A building restoration project in Italy that blends art and history in the natural setting of the hills of Biella is a special property, not to be missed. Designed in an architect's studio in Milan, let's have a look around Teca House, born from a collaboration between Federico Delrosso and Alberto Savio.
Designed with a minimal-naturalist approach, Teca House is a contemporary building born from the professional friendship between Delrosso, a Milanese architect, and Savio, a designer and textile entrepreneur of Biella origins.
The project consists of the restoration of a small rustic cottage in the beautiful setting of the hills of Biella in the Italian countryside. At the core of the renovation project is a compositional inversion, which brings the pre-existing, rustic volume outside, dematerialising it to rediscover its materialistic and symbolic truth under a new light. From the "roots" of an agricultural past, now in disuse but with some of the elements maintained, a contemporary work is born.

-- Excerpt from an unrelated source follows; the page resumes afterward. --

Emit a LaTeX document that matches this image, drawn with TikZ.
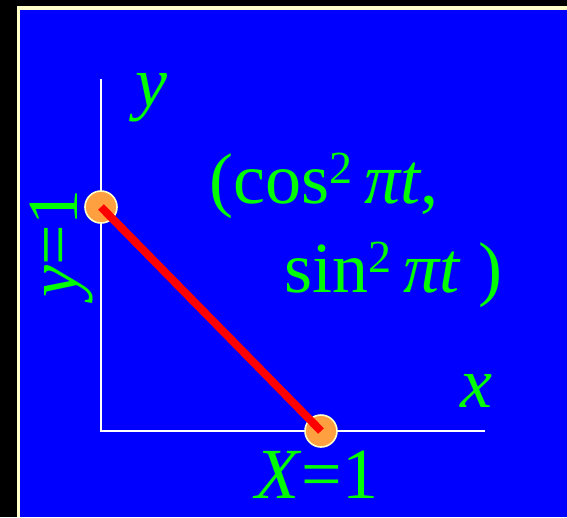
\documentclass[tikz,border=0pt]{standalone}
\usepackage{fontspec}
\setmainfont{Liberation Serif}
\usetikzlibrary{positioning}
\definecolor{slideblue}{RGB}{0,0,255}
\definecolor{labelgreen}{RGB}{0,255,0}
\definecolor{dotorange}{RGB}{255,160,64}
\definecolor{framecream}{RGB}{255,255,200}
\tikzset{
    axis/.style={draw=white,line width=1.8pt},
    dot/.style={circle,fill=dotorange,draw=framecream,line width=1.6pt,
        minimum size=32pt,inner sep=0pt},
    lbl/.style={text=labelgreen,inner sep=0pt,anchor=base west,
        font=\fontsize{72}{80}\selectfont}
}
\newcommand{\sqtwo}{\raisebox{20pt}{\fontsize{46}{46}\selectfont 2}}

\begin{document}
\begin{tikzpicture}[x=1pt,y=-1pt]

\fill[black] (0,0) rectangle (567,517);
\useasboundingbox (0,0) rectangle (567,517);
\fill[framecream] (17,6) rectangle (567,517);
\fill[slideblue] (20,10) rectangle (567,517);

\coordinate (O) at (101,431);
\coordinate (ytop) at (101,79);
\coordinate (xend) at (485,431);
\draw[axis] (ytop) -- (O) -- (xend);

\node[dot] (A) at (101,207) {};
\node[dot] (B) at (321,431) {};
\draw[red,line width=8pt] (A.center) -- (B.center);

\node[lbl] (ylab) at (135,106) {\textit{y}};
\node[lbl] (xlab) at (460,407) {\textit{x}};
\node[lbl] (Xlab) at (255,498) {\textit{X}=1};
\node[lbl,rotate=90] (yone) at (77,298) {\textit{y}=1};

\node[lbl] (cosl) at (209,203) {(cos\sqtwo\,\textit{πt},};
\node[lbl] (sinl) at (284,292) {sin\sqtwo\,\textit{πt}\hspace{18pt})};

\end{tikzpicture}
\end{document}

The building, which takes its inspiration from Philip Johnson's Glass House, has an area of about 80 square metres that extends another 50 by opening the sliding glass walls that surround the entire volume of the building. The flexibility of the project makes this space ideal for meetings or a business cocktail, but it is also an intimate refuge for reading or yoga practice. Teca House can also be transformed into a guest house and has been conceived as a precious cultural container, a landmark with the intention of creating new possibilities of relationship with the territory of Biella.